Former team owner Oleg Tinkov joins growing chorus of oligarchs turning against Putin
The Russian entrepreneur made headlines as the flamboyant owner that hired Peter Sagan and Alberto Contador.
Heading out the door? Read this article on the new Outside+ app available now on iOS devices for members! Download the app.
Former WorldTour cycling team owner Oleg Tinkov is among a growing chorus of Russian oligarchs who are raising their voices against Russian president Vladimir Putin and the worsening war in Ukraine.
Tinkov, 54, made headlines when he owned the Tinkoff Bank cycling team from 2012-16, where such stars as Peter Sagan and Alberto Contador once raced.
On Monday, Tinkov posted a message on Instagram criticizing the Russian invasion of Ukraine.
“In Ukraine, innocent people are dying every day,” Tinkov wrote. “This is unthinkable and unacceptable. [Governments] should spend money on treating people, on research to defeat cancer, and not on war. We are against this war!”
Also read: UCI takes action in wake of Ukraine invasion
The comments are significant in that Tinkov is among several high-profile Russian businessmen and so-called oligarchs who are speaking out and publicly criticizing Putin’s war. Other Russian billionaires, including Mikhail Fridman, Oleg Deripaska, and Evgeny Lebedev, have commented in recent days.
Tinkov posted a photograph of himself with his family, wrote about his own health struggles with cancer, and voiced his opposition to Putin’s aggression toward Ukraine.
“We at the Tinkov Family Foundation save the lives of people with blood cancers,” Tinkov wrote. “We buy equipment, train nurses, and help build transplant centers. I myself, twice almost being on the other side of life over the past two years, I was convinced how fragile life is. And there is only one.” Tinkov added the hashtag, #nowar.
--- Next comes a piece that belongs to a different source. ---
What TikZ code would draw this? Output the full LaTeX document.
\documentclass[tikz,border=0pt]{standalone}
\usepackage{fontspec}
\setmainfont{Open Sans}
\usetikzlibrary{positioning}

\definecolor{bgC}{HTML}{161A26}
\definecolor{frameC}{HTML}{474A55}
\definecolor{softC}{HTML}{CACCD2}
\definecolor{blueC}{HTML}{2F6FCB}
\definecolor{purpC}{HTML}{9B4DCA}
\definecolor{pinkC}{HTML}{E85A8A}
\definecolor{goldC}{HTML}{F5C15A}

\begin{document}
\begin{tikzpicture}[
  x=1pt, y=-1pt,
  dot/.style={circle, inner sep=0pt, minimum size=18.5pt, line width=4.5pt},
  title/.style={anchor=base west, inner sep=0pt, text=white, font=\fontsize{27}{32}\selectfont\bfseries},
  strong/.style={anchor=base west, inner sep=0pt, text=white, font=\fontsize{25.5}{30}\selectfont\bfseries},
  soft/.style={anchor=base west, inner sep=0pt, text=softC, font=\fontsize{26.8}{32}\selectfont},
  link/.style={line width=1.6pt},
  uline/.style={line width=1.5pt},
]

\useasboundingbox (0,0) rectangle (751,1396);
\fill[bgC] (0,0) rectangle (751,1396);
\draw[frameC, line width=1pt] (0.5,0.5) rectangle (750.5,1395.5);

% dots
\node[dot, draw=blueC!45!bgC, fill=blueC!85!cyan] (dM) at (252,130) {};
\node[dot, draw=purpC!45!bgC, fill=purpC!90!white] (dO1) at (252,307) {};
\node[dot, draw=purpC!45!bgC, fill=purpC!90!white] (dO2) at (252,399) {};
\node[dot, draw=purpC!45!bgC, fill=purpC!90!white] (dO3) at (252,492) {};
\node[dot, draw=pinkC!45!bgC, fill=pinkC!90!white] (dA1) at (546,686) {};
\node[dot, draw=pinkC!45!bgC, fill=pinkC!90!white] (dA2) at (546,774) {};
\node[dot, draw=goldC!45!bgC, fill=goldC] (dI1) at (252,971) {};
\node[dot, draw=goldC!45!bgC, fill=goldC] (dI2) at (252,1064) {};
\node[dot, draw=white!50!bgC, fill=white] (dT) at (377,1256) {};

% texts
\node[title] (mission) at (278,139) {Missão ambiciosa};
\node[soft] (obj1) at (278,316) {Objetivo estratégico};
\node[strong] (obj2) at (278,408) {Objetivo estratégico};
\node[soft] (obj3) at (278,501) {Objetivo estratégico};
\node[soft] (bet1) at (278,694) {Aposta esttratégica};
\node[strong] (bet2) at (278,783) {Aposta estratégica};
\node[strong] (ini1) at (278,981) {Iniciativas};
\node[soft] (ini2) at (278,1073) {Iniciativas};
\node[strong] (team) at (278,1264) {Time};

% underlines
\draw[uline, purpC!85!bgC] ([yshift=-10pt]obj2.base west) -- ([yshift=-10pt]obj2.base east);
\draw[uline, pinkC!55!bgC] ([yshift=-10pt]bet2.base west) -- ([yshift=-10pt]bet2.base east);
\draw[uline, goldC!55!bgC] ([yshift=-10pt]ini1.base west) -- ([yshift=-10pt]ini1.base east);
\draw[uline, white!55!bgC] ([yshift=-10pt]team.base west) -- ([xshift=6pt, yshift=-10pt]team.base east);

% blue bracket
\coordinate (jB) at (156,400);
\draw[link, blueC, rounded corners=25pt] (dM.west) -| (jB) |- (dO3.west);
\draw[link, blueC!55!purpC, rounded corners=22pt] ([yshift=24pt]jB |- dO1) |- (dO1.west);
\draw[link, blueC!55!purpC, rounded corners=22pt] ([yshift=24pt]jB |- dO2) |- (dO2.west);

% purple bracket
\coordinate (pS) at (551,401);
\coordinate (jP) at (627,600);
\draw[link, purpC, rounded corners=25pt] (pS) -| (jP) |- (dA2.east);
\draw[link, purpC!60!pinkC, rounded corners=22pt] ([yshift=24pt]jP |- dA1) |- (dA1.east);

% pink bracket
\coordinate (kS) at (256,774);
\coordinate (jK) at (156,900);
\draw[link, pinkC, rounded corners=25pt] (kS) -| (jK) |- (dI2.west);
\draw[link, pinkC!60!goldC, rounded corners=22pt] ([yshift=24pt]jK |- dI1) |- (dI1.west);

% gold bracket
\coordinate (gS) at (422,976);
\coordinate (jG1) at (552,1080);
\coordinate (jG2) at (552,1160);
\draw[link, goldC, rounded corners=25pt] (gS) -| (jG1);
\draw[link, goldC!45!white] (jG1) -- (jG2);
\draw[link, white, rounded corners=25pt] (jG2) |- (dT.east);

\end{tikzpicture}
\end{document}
Tinkov made billions during the Putin years, opening brewpubs, restaurants, and a frozen food chain before creating a credit card — and eventually a bank — with backing from Goldman Sachs. When the bank went public in 2013, he was worth an estimated $8 billion and emerged as among Russia’s richest entrepreneurs.
The flamboyant Tinkov later bought out Bjarne Riis in 2012 to own his namesake team in what was his second foray into cycling before eventually leaving the sport in 2016.
Tinkov later ran afoul with the American tax agency and was diagnosed with leukemia. He’s since lost much of his wealth, with Forbes magazine pegging his worth in 2022 at just under $1 billion.